The keynote address of the evening conducted by Dr. Madhava Meegaskumbura on ‘Island Biodiversity Significance for Sri Lanka’ reflected on the designation made by the United Nations General Assembly as 2014 being the ‘International Year of Small Island Developing States’. Dr. Meegaskumbura is a Senior Lecturer in the Faculty of Science at the University of Peradeniya and a Ziff Environmental Postdoctoral Fellow at the Harvard University Centre for the Environment and Museum Comparative Zoology. He currently serves as Co-Chairman of the Amphibian Specialist Group Sri Lanka (IUCN/SSC) and is a member of Frog Red listing Authority.

The presentation highlighted the importance of islands’ diverse flora and fauna, and the evolution of this process over centuries. By drawing on Sri Lanka as an example, Dr. Meegaskumbura explained how the unique ecosystems of islands enhance global biodiversity; he highlighted the amphibians of the island focusing on species of frog, stating that amphibians are good indicators of a healthy ecosystem as they provide numerous ecological services including pharmaceutical value, pest and disease control, and keeping habitats pristine. The speaker further explained that Sri Lanka currently records four genera of endemic amphibians, differentiating their habitats as canopy dwellers, shrub dwellers, rock dwellers and litter dwellers. It was established that climatic parameters play a major role in the breeding patterns of frogs, as seen through their historical evolution. However, even though Sri Lanka is an identified amphibian hotspot, over time a dramatic decline in their numbers has been observed.

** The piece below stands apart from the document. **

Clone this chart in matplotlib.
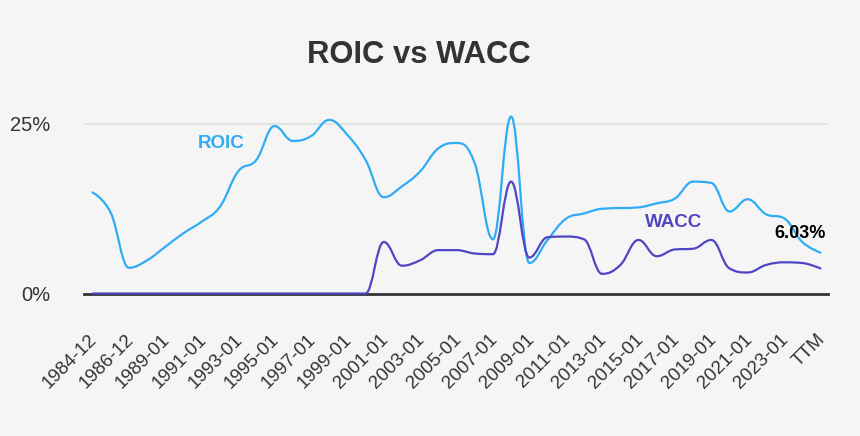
import numpy as np
import matplotlib

matplotlib.use("Agg")
import matplotlib.pyplot as plt
from matplotlib.path import Path
from matplotlib.patches import PathPatch
from matplotlib.transforms import ScaledTranslation

plt.rcParams["font.family"] = ["Liberation Sans", "DejaVu Sans"]

# periodi (una categoria per anno, etichetta ogni due)
periods = (["1984-12", "1985-12", "1986-12", "1988-01"]
           + [f"{y}-01" for y in range(1989, 2025)] + ["TTM"])

roic = [14.9, 11.9, 3.8, 4.9, 6.9, 8.9, 10.6, 12.8, 18.0, 19.7,
        24.7, 22.5, 23.2, 25.6, 23.4, 19.7, 14.2, 15.8, 18.0, 21.4,
        22.2, 19.2, 8.0, 26.1, 4.5, 7.9, 11.0, 11.8, 12.5, 12.6,
        12.7, 13.3, 14.0, 16.5, 16.3, 12.1, 13.9, 11.7, 11.1, 7.6,
        6.03]
wacc = [0.0] * 16 + [7.6, 4.1, 4.9, 6.4, 6.4, 5.9, 5.8, 16.5, 5.3, 8.3,
                     8.4, 8.0, 2.9, 4.2, 7.9, 5.5, 6.5, 6.6, 7.9, 3.7,
                     3.1, 4.2, 4.6, 4.5, 3.7]

BG = "#f5f5f5"
C_ROIC = "#30acf5"
C_WACC = "#5046c4"


def _spline_path(xs, ys, smoothing=1.5):
    """Curva 'spline' alla Highcharts: bezier cubiche senza falsi estremi."""
    n = len(xs)
    denom = smoothing + 1
    right = [None] * n
    verts = [(xs[0], ys[0])]
    codes = [Path.MOVETO]
    for i in range(1, n):
        x, y = xs[i], ys[i]
        lx, ly = xs[i - 1], ys[i - 1]
        lcx, lcy = x, y
        if i < n - 1:
            nx, ny = xs[i + 1], ys[i + 1]
            lcx = (smoothing * x + lx) / denom
            lcy = (smoothing * y + ly) / denom
            rcx = (smoothing * x + nx) / denom
            rcy = (smoothing * y + ny) / denom
            corr = (rcy - lcy) * (rcx - x) / (rcx - lcx) + y - rcy
            lcy += corr
            rcy += corr
            if lcy > ly and lcy > y:
                lcy = max(ly, y); rcy = 2 * y - lcy
            elif lcy < ly and lcy < y:
                lcy = min(ly, y); rcy = 2 * y - lcy
            if rcy > ny and rcy > y:
                rcy = max(ny, y); lcy = 2 * y - rcy
            elif rcy < ny and rcy < y:
                rcy = min(ny, y); lcy = 2 * y - rcy
            right[i] = (rcx, rcy)
        p = right[i - 1] if right[i - 1] is not None else (lx, ly)
        verts += [p, (lcx, lcy), (x, y)]
        codes += [Path.CURVE4] * 3
    return Path(verts, codes)


fig = plt.figure(figsize=(8.6, 4.36), dpi=100, facecolor=BG)
ax = fig.add_axes([0.0977, 0.3268, 0.865, 0.4209], facecolor=BG)

x = np.arange(len(periods))
for vals, col in [(roic, C_ROIC), (wacc, C_WACC)]:
    patch = PathPatch(_spline_path(x, vals), fill=False, edgecolor=col,
                      lw=1.6, zorder=3, clip_on=False, capstyle="round")
    ax.add_patch(patch)

ax.set_xlim(-0.47, len(periods) - 1 + 0.41)
ax.set_ylim(0, 27.06)

ax.axhline(25, color="#e3e3e3", lw=1.5, zorder=1)
ax.axhline(0, color="#333333", lw=2.0, zorder=2, clip_on=False)

for s in ax.spines.values():
    s.set_visible(False)

ax.set_yticks([0, 25])
ax.set_yticklabels(["0%", "25%"], fontsize=14.5, color="#333333")
ax.tick_params(axis="y", length=0, pad=24)

ax.set_xticks(x[::2])
ax.set_xticklabels(periods[::2], fontsize=13.5, color="#333333",
                   rotation=45, ha="right", va="top", rotation_mode="anchor")
ax.tick_params(axis="x", length=0, pad=27)
shift = ScaledTranslation(-4 / 100, 0, fig.dpi_scale_trans)
for lab in ax.get_xticklabels():
    lab.set_transform(lab.get_transform() + shift)

fig.text(0.487, 0.874, "ROIC vs WACC", ha="center", va="center",
         fontsize=22.3, fontweight="bold", color="#333333")

ax.text(7.06, 22.05, "ROIC", ha="center", va="center", fontsize=13.5,
        fontweight="bold", color=C_ROIC)
ax.text(31.95, 10.47, "WACC", ha="center", va="center", fontsize=13.5,
        fontweight="bold", color=C_WACC)
ax.annotate(f"{roic[-1]:.2f}%", xy=(x[-1], roic[-1]), xytext=(-15, 14),
            textcoords="offset points", ha="center", va="center",
            fontsize=13, fontweight="bold", color="black")

fig.savefig("out.png", dpi=100, facecolor=BG)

Dr. Meegaskumbura went on to describe the criteria required for the title ‘Biodiversity Hotspot’ and how Sri Lanka fits this definition, as do may island nations. “It needs a minimum of 1500 vascular plants in the habitat to be endemic… There are implications of the biogeography as well. Currently there are 34 Biodiversity Hotspots in the world. SL along with Western Ghats of India is one such Biodiversity Hotspot,” Dr. Meegaskumbura said.

Another interesting aspect of the address was founded on island biota relationships, focusing on the radiation effect. The presentation made clear that radiation existing in island localities cause morphological changes in species in order for them to adapt to particular habitats, enhancing diversity over millions of years. Research on this subject revealed that, over 40 million years ago, an amphibian family migrated to Sri Lanka. Over the years, they were subject to localized radiation, giving rise to different morphological changes resulting in the diversification of species.

Interestingly, and contrary to common conservation practices seen across the globe, Dr. Meegaskumbura concluded that the preservation of rich island biodiversity is of prime concern in relation to the conservation of individual species.

The Sri Lanka Business & Biodiversity Platform was launched at the Corporate Citizen’s Awards on Monday the 12th November 2012 at Cinnamon Grand, Colombo, Sri Lanka. The Business & Biodiversity (B&B) Platform was initiated by IUCN, the International Union for Conservation of Nature, together with the Ceylon Chamber of Commerce (CCC), and Dilmah Conservation, as a resource bank for businesses. The platform is a multifaceted tool that acts as a private sector led forum based on knowledge networking. It is a forum for businesses to learn easily and actively, obtain technical support, share information, knowledge and experience, promote best practices and dialogue with state and civil society partners on biodiversity conservation issues pertaining to their businesses.